Doherty quit in September after the report's release.

Higgins also found that a 2002 conference for educators focused too exclusively on a few programs, creating what investigators said was a perception that there was an "approved list" of texts.

A related probe last month by the Government Accountability Office found that officials from 10 states complained that the Education Department told them to eliminate reading programs or tests that they didn't endorse. Federal rules prohibit the department from endorsing any curriculum.

Education Secretary Margaret Spellings, who until 2005 was a White House domestic policy adviser, says the troubles occurred before her move to the Education Department. But Mike Petrilli, a former associate deputy secretary under Spellings' predecessor, Rod Paige, says Spellings "micromanaged the implementation of Reading First from her West Wing office." She already has told lawmakers she is beefing up oversight of the program.

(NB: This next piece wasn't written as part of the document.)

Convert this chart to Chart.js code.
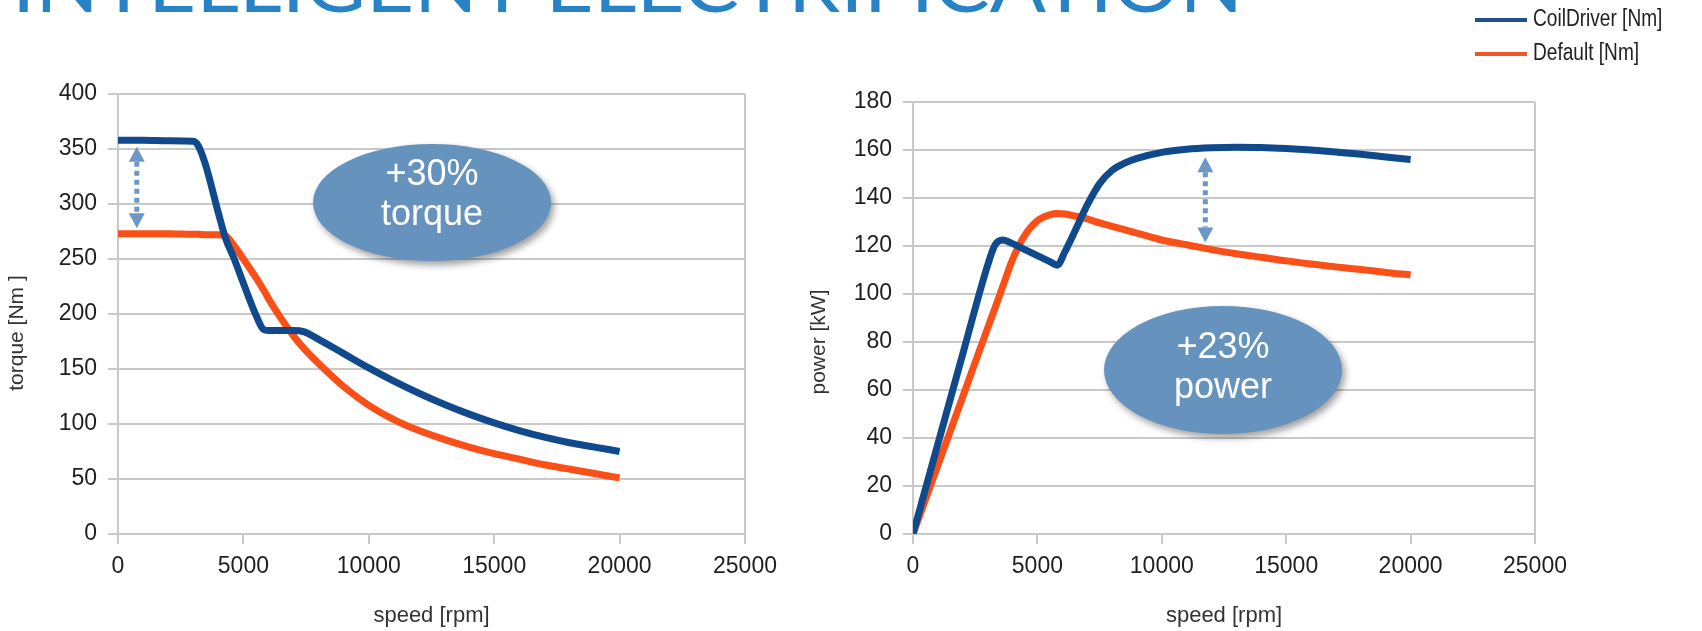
<!DOCTYPE html>
<html lang="en">
<head>
    <meta charset="UTF-8">
    <title>CoilDriver torque and power</title>
    <style>
        body { margin: 0; background: #fff; }
        #page { position: relative; width: 1702px; height: 631px; overflow: hidden; background: #fff; }
        canvas { position: absolute; top: 0; }
        #torqueChart { left: 0; }
        #powerChart { left: 790px; }
        .bubble {
            position: absolute; width: 238px; box-sizing: border-box; border-radius: 50%;
            background: #6593be; color: #fff; box-shadow: 3px 4px 7px rgba(0,0,0,0.38);
            display: flex; flex-direction: column; align-items: center; justify-content: center; text-align: center;
            font-family: "Liberation Sans", Arial, sans-serif; font-size: 36px; line-height: 40px;
        }
        .legend { position: absolute; left: 1475px; font-family: "Liberation Sans", Arial, sans-serif; font-size: 23px; color: #222; white-space: nowrap; }
        .legend .line { display: inline-block; width: 52px; height: 4px; vertical-align: middle; margin-right: 6px; }
        .legend .label { display: inline-block; transform: scaleX(0.83); transform-origin: left center; }
    </style>
</head>
<body>
<div id="page">
    <svg style="position:absolute;left:0;top:0" width="1300" height="24">
        <text x="12" y="12" textLength="1231" lengthAdjust="spacingAndGlyphs"
              font-family="Lato" font-size="76" fill="#2783c6">INTELLIGENT ELECTRIFICATION</text>
    </svg>

    <canvas id="torqueChart" width="790" height="631"></canvas>
    <canvas id="powerChart" width="912" height="631"></canvas>

    <div class="legend" style="top:5px"><span class="line" style="background:#1f4f8d"></span><span class="label">CoilDriver [Nm]</span></div>
    <div class="legend" style="top:39px"><span class="line" style="background:#f2552a"></span><span class="label">Default [Nm]</span></div>

    <div class="bubble" style="left:313px; top:144px; height:117px; padding-bottom:19px">+30%<br>torque</div>
    <div class="bubble" style="left:1104px; top:306px; height:128px; padding-bottom:9px">+23%<br>power</div>
</div>

<script src="https://cdn.jsdelivr.net/npm/chart.js"></script>
<script>
    // torque chart: speed [rpm] -> torque [Nm]
    const torqueSpeed = [0, 1000, 2000, 3000, 3200, 3500, 4000, 4300, 4600, 5000, 5500, 5800, 6000, 6500, 7000, 7400,
                         8000, 9000, 10000, 11000, 12000, 13000, 14000, 15000, 16000, 17000, 18000, 19000, 20000]
    const torqueCoil = [358, 358, 357.5, 357, 353, 335, 292, 268, 252, 228, 199, 186, 185, 185, 185, 184,
                        177, 164, 151, 139, 128, 118, 109, 101, 94, 88, 83, 79, 75]
    const torqueDefault = [273, 273, 273, 272.5, 272.5, 272, 272, 271, 263, 250, 233, 222, 214, 196, 180, 169,
                           155, 134, 117, 104, 94, 86, 79, 73, 68, 63, 59, 55, 51]

    // power chart: speed [rpm] -> power [kW]
    const powerSpeed = [0, 1000, 2000, 3000, 3300, 3600, 4000, 4500, 5000, 5500, 5800, 6100, 6500, 7000, 7500,
                        8000, 8500, 9000, 10000, 11000, 12000, 13000, 14000, 15000, 16000, 17000, 18000, 19000, 20000]
    const powerCoil = [0, 37.5, 75, 112, 120.5, 122.5, 121, 118.5, 116, 113.5, 112, 117.5, 126, 137, 146,
                       151.5, 154.5, 156.5, 159, 160.3, 160.9, 161.1, 161, 160.6, 160, 159.2, 158.2, 157.1, 156]
    const powerDefault = [0, 28.6, 57.2, 85.8, 94.3, 102.9, 114.3, 124.5, 130.5, 133, 133.5, 133.3, 132.5, 131.3, 129.6,
                          128.2, 126.8, 125.4, 122.5, 120.5, 118.5, 116.8, 115.3, 113.8, 112.5, 111.3, 110.2, 109, 108]

    const seriesNames = ['CoilDriver [Nm]', 'Default [Nm]']
    const xTicks = [0, 5000, 10000, 15000, 20000, 25000]

    const gridGray = '#c9c9c9'
    const font = { family: '"Liberation Sans", Arial, sans-serif' }

    // dashed double arrow showing the gap between the two curves
    const gapArrow = {
        id: 'gapArrow',
        afterDatasetsDraw(chart, args, opts) {
            const { ctx, scales: { x, y } } = chart
            const px = x.getPixelForValue(opts.at)
            const top = y.getPixelForValue(opts.from)
            const bottom = y.getPixelForValue(opts.to)
            const head = 15, half = 8
            ctx.save()
            ctx.strokeStyle = '#6b98c7'
            ctx.fillStyle = '#6b98c7'
            ctx.lineWidth = 5
            ctx.setLineDash([5, 4])
            ctx.beginPath()
            ctx.moveTo(px, top + head)
            ctx.lineTo(px, bottom - head)
            ctx.stroke()
            ctx.beginPath()
            ctx.moveTo(px, top); ctx.lineTo(px - half, top + head); ctx.lineTo(px + half, top + head)
            ctx.closePath(); ctx.fill()
            ctx.beginPath()
            ctx.moveTo(px, bottom); ctx.lineTo(px - half, bottom - head); ctx.lineTo(px + half, bottom - head)
            ctx.closePath(); ctx.fill()
            ctx.restore()
        }
    }

    // rotated y axis title, placed a little below the middle like in the original
    const yTitle = {
        id: 'yTitle',
        afterDraw(chart, args, opts) {
            const ctx = chart.ctx
            ctx.save()
            ctx.translate(opts.x, opts.y)
            ctx.rotate(-Math.PI / 2)
            ctx.font = '21px "Liberation Sans", Arial, sans-serif'
            ctx.fillStyle = '#333'
            ctx.textAlign = 'center'
            ctx.textBaseline = 'middle'
            ctx.fillText(opts.text, 0, 0)
            ctx.restore()
        }
    }

    function points(xs, ys) {
        return xs.map((v, i) => ({ x: v, y: ys[i] }))
    }

    function makeChart(id, opts) {
        return new Chart(document.getElementById(id), {
            type: 'line',
            data: {
                datasets: [
                    { label: seriesNames[0], data: points(opts.speed, opts.coil), borderColor: '#104a8c', borderWidth: 7 },
                    { label: seriesNames[1], data: points(opts.speed, opts.def), borderColor: '#fa4f17', borderWidth: 7 }
                ]
            },
            options: {
                responsive: false,
                animation: false,
                cubicInterpolationMode: 'monotone',
                elements: { point: { radius: 0 } },
                layout: { padding: opts.padding },
                plugins: {
                    legend: { display: false },
                    tooltip: { enabled: false },
                    gapArrow: opts.arrow,
                    yTitle: opts.yTitle
                },
                scales: {
                    x: {
                        type: 'linear', min: 0, max: 25000,
                        afterBuildTicks: s => { s.ticks = xTicks.map(v => ({ value: v })) },
                        afterFit: s => { s.height = 97 },
                        ticks: { font: { ...font, size: 23 }, color: '#1e1e1e', padding: 9, maxRotation: 0, callback: v => String(v) },
                        grid: {
                            color: c => (c.tick && c.tick.value === 25000) ? gridGray : 'transparent',
                            tickColor: gridGray, tickLength: 10, lineWidth: 2
                        },
                        border: { color: gridGray, width: 2 },
                        title: { display: true, text: 'speed [rpm]', font: { ...font, size: 22 }, color: '#333', padding: { top: 4, bottom: 2 } }
                    },
                    y: {
                        min: 0, max: opts.yMax,
                        afterFit: s => { s.width = opts.yWidth },
                        ticks: { stepSize: opts.yStep, font: { ...font, size: 23 }, color: '#1e1e1e', padding: 11 },
                        grid: { color: gridGray, tickColor: gridGray, tickLength: 10, lineWidth: 2 },
                        border: { color: gridGray, width: 2 }
                    }
                }
            },
            plugins: [gapArrow, yTitle]
        })
    }

    makeChart('torqueChart', {
        speed: torqueSpeed, coil: torqueCoil, def: torqueDefault,
        yMax: 400, yStep: 50, yWidth: 118,
        yTitle: { text: 'torque [Nm ]', x: 17, y: 333 },
        padding: { top: 94, right: 45, bottom: 0, left: 0 },
        arrow: { at: 750, from: 352, to: 278 }
    })

    makeChart('powerChart', {
        speed: powerSpeed, coil: powerCoil, def: powerDefault,
        yMax: 180, yStep: 20, yWidth: 123,
        yTitle: { text: 'power [kW]', x: 29, y: 342 },
        padding: { top: 102, right: 167, bottom: 0, left: 0 },
        arrow: { at: 11750, from: 157, to: 121.5 }
    })
</script>
</body>
</html>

But even a few critics cautiously concede that the program has been a boon to schools. The Center on Education Policy, a Washington think tank that has criticized Bush's education programs, in September said Reading First is having "a significant impact" in schools.

A five-year, $30.5 million evaluation, begun in 2003, should produce complete results next year.

Cindy Cupp, a Savannah, Ga., educator, was among the first to complain in 2005, after Reading First schools in Georgia passed over her homegrown phonics program. Cupp compiled a huge dossier outlining the links between publishers, federal advisers, universities and the Bush administration. In findings issued last January, Higgins largely upheld her complaint.

She says it's irrelevant whether Reading First works: "To rationalize breaking the law by saying the program has been effective is just that — a rationalization."

She also notes that part of the evaluation bid went to RMC Research Corp., which Higgins cited for turning a blind eye to conflicts of interest among three top advisers it hired. All three are scheduled to testify Friday.